I have been for a week
past sailing on the canal of Languedoc, cloudless
skies above, limpid waters below, and on
each hand a row of nightingales in full chorus.
This delightful bird had given me a rich treat
before, at the fountain of Vaucluse. After visiting
the tomb of Laura at Avignon, I went to
see this fountain—a noble one of itself, and
rendered famous forever by the songs of Petrarch,
who lived near it. I arrived there somewhat
fatigued, and sat down by the fountain
to repose myself. It gushes, of the size of a
river, from a secluded valley of the mountains,
the ruins of Petrarch's chateau being perched
on a rock two hundred feet perpendicular
above.
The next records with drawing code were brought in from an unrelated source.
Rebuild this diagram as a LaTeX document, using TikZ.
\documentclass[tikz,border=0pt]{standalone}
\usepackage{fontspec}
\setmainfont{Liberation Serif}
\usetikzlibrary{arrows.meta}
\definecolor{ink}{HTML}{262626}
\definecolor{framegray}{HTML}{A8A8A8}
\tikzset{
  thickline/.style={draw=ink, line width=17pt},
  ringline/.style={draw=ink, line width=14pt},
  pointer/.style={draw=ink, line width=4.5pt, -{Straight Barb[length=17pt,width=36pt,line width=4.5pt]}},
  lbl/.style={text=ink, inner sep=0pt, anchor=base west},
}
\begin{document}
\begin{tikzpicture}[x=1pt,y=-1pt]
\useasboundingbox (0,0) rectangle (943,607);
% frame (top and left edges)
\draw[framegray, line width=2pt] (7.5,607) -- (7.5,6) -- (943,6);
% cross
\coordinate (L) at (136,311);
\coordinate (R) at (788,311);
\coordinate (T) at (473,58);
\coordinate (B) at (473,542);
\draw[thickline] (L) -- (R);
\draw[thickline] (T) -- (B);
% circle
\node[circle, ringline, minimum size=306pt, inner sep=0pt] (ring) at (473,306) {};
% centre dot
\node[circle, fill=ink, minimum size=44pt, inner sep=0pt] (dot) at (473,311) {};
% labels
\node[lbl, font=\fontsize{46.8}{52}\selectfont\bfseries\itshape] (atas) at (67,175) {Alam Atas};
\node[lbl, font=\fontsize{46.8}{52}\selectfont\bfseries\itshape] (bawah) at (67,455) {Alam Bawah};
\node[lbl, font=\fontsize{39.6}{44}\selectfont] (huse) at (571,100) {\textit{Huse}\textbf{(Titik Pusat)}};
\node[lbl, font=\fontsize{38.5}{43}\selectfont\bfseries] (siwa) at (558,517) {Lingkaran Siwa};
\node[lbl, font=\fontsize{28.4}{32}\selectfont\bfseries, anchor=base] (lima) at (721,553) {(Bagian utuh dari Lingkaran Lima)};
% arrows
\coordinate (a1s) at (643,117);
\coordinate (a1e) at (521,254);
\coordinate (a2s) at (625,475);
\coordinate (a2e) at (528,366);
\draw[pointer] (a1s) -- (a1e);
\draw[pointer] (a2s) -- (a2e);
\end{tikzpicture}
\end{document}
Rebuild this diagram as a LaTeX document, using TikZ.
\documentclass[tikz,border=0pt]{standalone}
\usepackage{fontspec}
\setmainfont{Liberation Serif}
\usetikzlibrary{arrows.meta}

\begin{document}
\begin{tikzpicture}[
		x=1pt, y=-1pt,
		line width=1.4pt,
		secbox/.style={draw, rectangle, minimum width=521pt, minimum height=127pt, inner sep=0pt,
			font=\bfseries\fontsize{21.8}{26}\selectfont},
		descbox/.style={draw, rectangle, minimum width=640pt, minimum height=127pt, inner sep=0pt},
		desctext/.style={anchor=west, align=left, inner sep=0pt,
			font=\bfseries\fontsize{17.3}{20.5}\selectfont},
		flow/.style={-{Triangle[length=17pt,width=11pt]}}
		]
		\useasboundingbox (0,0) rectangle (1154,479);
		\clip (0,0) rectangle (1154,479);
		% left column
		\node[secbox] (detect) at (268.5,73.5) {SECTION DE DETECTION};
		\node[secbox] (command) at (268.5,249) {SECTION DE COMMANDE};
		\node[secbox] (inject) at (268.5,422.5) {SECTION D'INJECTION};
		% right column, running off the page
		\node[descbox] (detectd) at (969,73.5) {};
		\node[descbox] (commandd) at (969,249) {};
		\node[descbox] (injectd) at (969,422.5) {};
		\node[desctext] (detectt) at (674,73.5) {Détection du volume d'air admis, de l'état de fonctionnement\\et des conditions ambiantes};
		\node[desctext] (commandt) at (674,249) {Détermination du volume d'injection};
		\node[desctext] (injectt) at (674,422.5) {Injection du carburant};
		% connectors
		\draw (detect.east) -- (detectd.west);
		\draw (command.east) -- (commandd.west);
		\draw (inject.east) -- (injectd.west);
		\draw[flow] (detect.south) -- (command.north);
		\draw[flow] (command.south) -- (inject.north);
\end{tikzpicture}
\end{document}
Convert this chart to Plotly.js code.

To add to the enchantment of the
scene, every tree and bush was filled with nightingales
in full song. I think you told me that
you had not yet noticed this bird. As you
have trees in the garden of the convent, there
might be nightingales in them, and this is the
season of their song. Endeavor to make yourself
acquainted with the music of this bird,
that when you return to your own country,
you may be able to estimate its merit in comparison
with that of the mocking-bird. The
latter has the advantage of singing through a
great part of the year, whereas the nightingale
sings about five or six weeks in the spring, and
a still shorter term, and with a more feeble
voice, in the fall.—
To Martha Jefferson. Ford ed., iv, 388.